• _AIM OF THE TASK_
Can you print the data exactly and leave out each image?
## START RAW DATA
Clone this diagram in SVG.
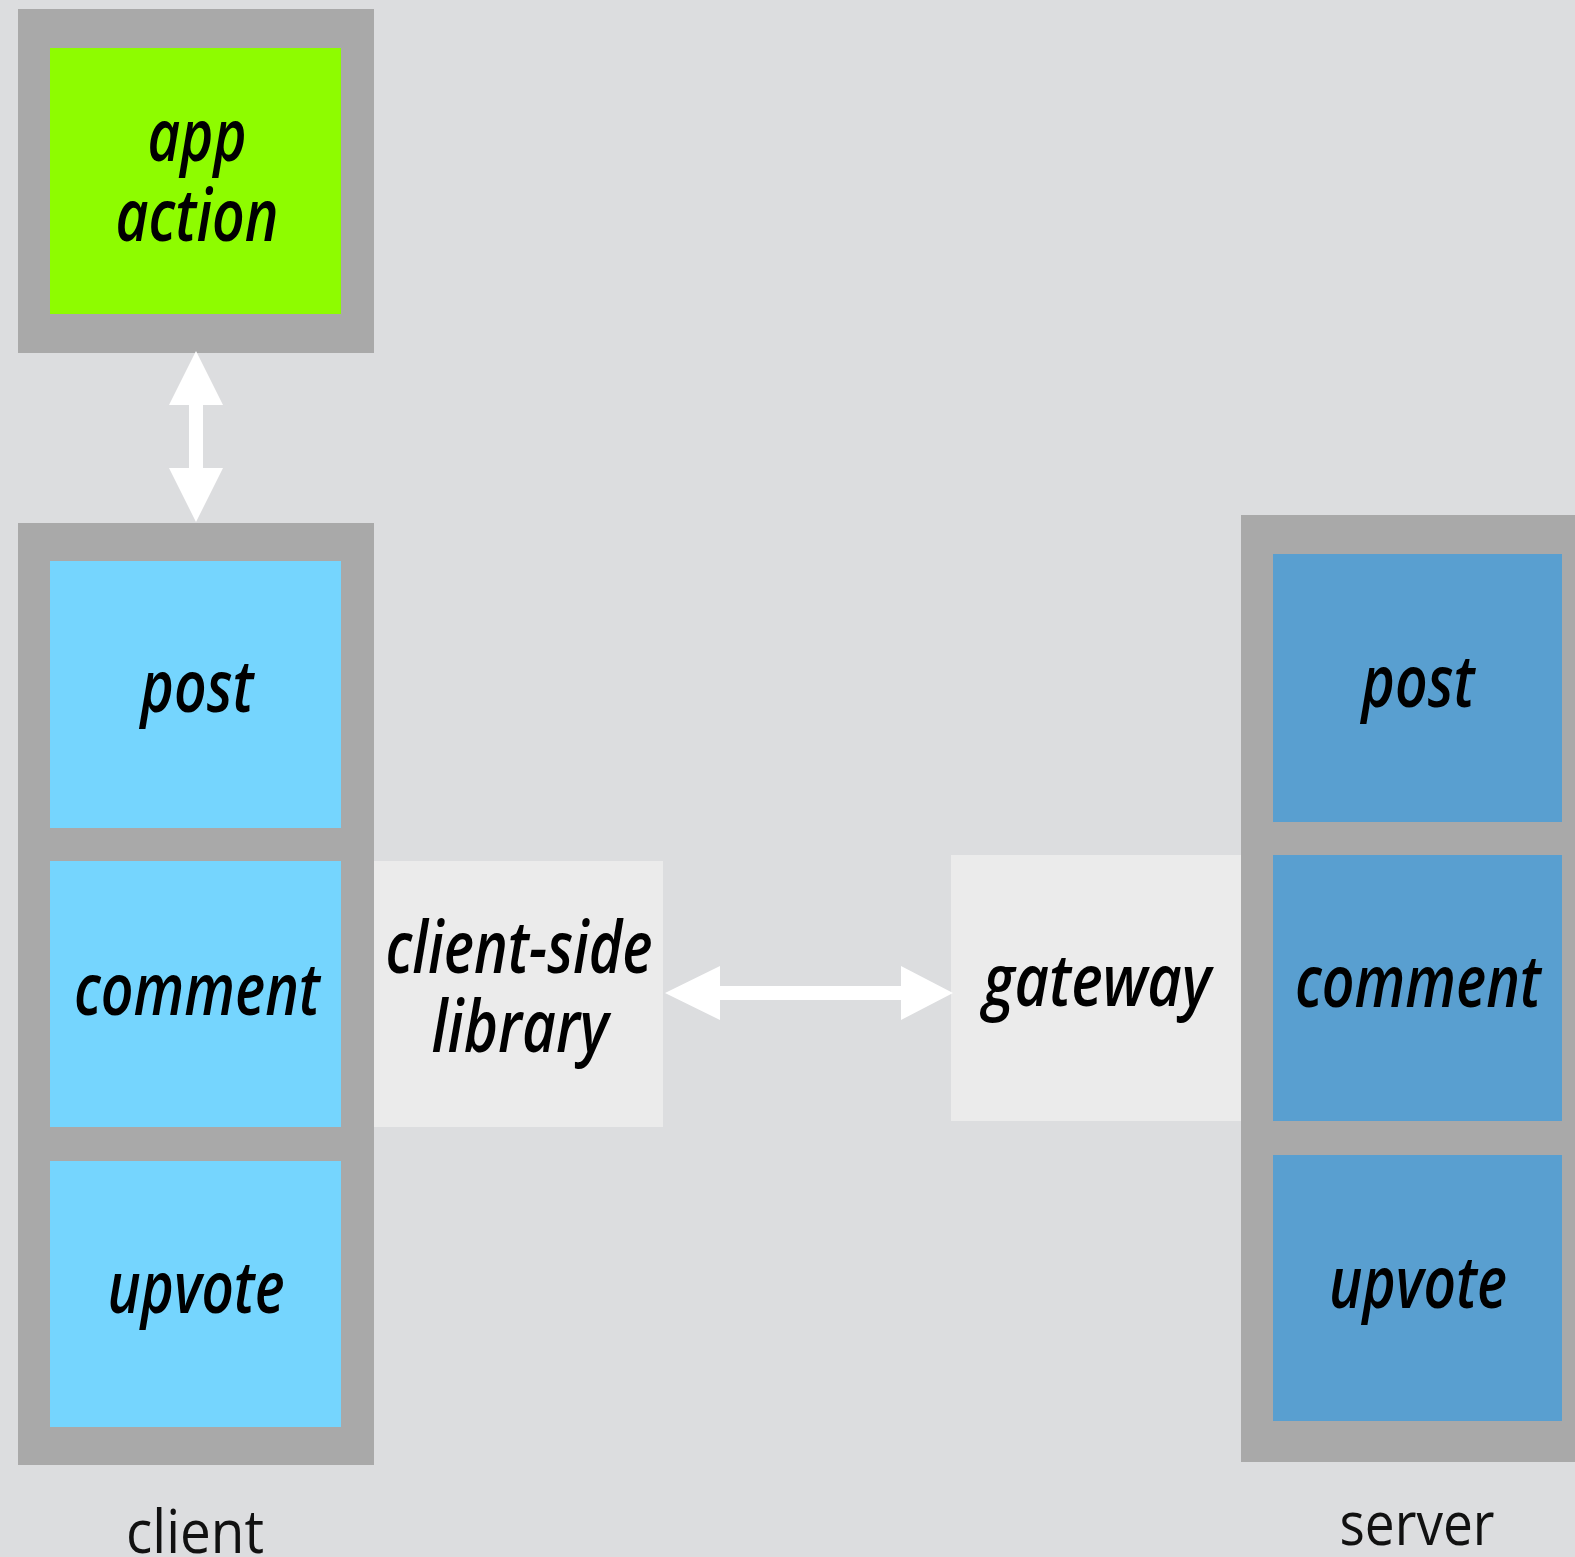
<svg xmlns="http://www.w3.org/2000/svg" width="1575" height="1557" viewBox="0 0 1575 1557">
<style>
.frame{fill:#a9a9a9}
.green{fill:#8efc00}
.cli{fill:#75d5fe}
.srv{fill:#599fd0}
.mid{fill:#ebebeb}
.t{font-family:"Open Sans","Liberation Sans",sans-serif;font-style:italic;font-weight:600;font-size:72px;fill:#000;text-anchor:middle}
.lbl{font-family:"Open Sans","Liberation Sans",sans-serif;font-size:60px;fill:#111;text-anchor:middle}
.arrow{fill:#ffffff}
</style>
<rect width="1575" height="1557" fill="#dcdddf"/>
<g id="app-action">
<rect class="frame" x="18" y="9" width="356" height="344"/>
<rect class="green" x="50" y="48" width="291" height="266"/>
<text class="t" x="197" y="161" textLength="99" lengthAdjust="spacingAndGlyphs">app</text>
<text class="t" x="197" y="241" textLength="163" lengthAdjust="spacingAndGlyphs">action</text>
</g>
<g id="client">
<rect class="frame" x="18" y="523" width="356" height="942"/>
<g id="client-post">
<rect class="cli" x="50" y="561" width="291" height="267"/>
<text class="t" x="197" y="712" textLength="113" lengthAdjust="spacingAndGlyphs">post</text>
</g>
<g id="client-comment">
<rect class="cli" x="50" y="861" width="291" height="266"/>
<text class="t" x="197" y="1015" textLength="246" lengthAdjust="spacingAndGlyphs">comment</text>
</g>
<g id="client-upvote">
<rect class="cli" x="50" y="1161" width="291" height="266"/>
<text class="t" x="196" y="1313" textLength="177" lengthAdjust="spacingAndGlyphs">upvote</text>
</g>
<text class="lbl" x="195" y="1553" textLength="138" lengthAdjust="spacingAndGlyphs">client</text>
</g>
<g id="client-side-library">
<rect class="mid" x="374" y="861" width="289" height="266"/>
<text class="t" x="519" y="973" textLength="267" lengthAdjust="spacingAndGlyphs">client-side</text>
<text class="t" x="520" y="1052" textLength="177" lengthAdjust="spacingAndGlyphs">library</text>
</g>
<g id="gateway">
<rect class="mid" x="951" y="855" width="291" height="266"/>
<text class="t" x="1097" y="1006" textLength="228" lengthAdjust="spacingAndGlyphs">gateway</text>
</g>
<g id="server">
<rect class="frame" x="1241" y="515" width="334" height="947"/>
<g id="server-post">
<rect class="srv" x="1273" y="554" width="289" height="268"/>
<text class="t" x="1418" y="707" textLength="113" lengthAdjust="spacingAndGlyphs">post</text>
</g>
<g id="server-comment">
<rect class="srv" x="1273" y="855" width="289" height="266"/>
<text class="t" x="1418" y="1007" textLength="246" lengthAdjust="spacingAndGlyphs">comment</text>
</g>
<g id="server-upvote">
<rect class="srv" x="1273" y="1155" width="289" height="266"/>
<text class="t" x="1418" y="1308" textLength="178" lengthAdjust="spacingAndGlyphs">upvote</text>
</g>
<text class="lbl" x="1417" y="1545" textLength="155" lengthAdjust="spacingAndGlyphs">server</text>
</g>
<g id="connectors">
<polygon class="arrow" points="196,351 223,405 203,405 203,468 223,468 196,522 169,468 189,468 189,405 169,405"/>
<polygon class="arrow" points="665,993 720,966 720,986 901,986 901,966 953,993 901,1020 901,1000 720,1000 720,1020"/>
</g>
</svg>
## END RAW DATA
• _ANSWER FOR THE TASK_
Clone this diagram in SVG.
<svg xmlns="http://www.w3.org/2000/svg" width="1575" height="1557" viewBox="0 0 1575 1557">
<style>
.frame{fill:#a9a9a9}
.green{fill:#8efc00}
.cli{fill:#75d5fe}
.srv{fill:#599fd0}
.mid{fill:#ebebeb}
.t{font-family:"Open Sans","Liberation Sans",sans-serif;font-style:italic;font-weight:600;font-size:72px;fill:#000;text-anchor:middle}
.lbl{font-family:"Open Sans","Liberation Sans",sans-serif;font-size:60px;fill:#111;text-anchor:middle}
.arrow{fill:#ffffff}
</style>
<rect width="1575" height="1557" fill="#dcdddf"/>
<g id="app-action">
<rect class="frame" x="18" y="9" width="356" height="344"/>
<rect class="green" x="50" y="48" width="291" height="266"/>
<text class="t" x="197" y="161" textLength="99" lengthAdjust="spacingAndGlyphs">app</text>
<text class="t" x="197" y="241" textLength="163" lengthAdjust="spacingAndGlyphs">action</text>
</g>
<g id="client">
<rect class="frame" x="18" y="523" width="356" height="942"/>
<g id="client-post">
<rect class="cli" x="50" y="561" width="291" height="267"/>
<text class="t" x="197" y="712" textLength="113" lengthAdjust="spacingAndGlyphs">post</text>
</g>
<g id="client-comment">
<rect class="cli" x="50" y="861" width="291" height="266"/>
<text class="t" x="197" y="1015" textLength="246" lengthAdjust="spacingAndGlyphs">comment</text>
</g>
<g id="client-upvote">
<rect class="cli" x="50" y="1161" width="291" height="266"/>
<text class="t" x="196" y="1313" textLength="177" lengthAdjust="spacingAndGlyphs">upvote</text>
</g>
<text class="lbl" x="195" y="1553" textLength="138" lengthAdjust="spacingAndGlyphs">client</text>
</g>
<g id="client-side-library">
<rect class="mid" x="374" y="861" width="289" height="266"/>
<text class="t" x="519" y="973" textLength="267" lengthAdjust="spacingAndGlyphs">client-side</text>
<text class="t" x="520" y="1052" textLength="177" lengthAdjust="spacingAndGlyphs">library</text>
</g>
<g id="gateway">
<rect class="mid" x="951" y="855" width="291" height="266"/>
<text class="t" x="1097" y="1006" textLength="228" lengthAdjust="spacingAndGlyphs">gateway</text>
</g>
<g id="server">
<rect class="frame" x="1241" y="515" width="334" height="947"/>
<g id="server-post">
<rect class="srv" x="1273" y="554" width="289" height="268"/>
<text class="t" x="1418" y="707" textLength="113" lengthAdjust="spacingAndGlyphs">post</text>
</g>
<g id="server-comment">
<rect class="srv" x="1273" y="855" width="289" height="266"/>
<text class="t" x="1418" y="1007" textLength="246" lengthAdjust="spacingAndGlyphs">comment</text>
</g>
<g id="server-upvote">
<rect class="srv" x="1273" y="1155" width="289" height="266"/>
<text class="t" x="1418" y="1308" textLength="178" lengthAdjust="spacingAndGlyphs">upvote</text>
</g>
<text class="lbl" x="1417" y="1545" textLength="155" lengthAdjust="spacingAndGlyphs">server</text>
</g>
<g id="connectors">
<polygon class="arrow" points="196,351 223,405 203,405 203,468 223,468 196,522 169,468 189,468 189,405 169,405"/>
<polygon class="arrow" points="665,993 720,966 720,986 901,986 901,966 953,993 901,1020 901,1000 720,1000 720,1020"/>
</g>
</svg>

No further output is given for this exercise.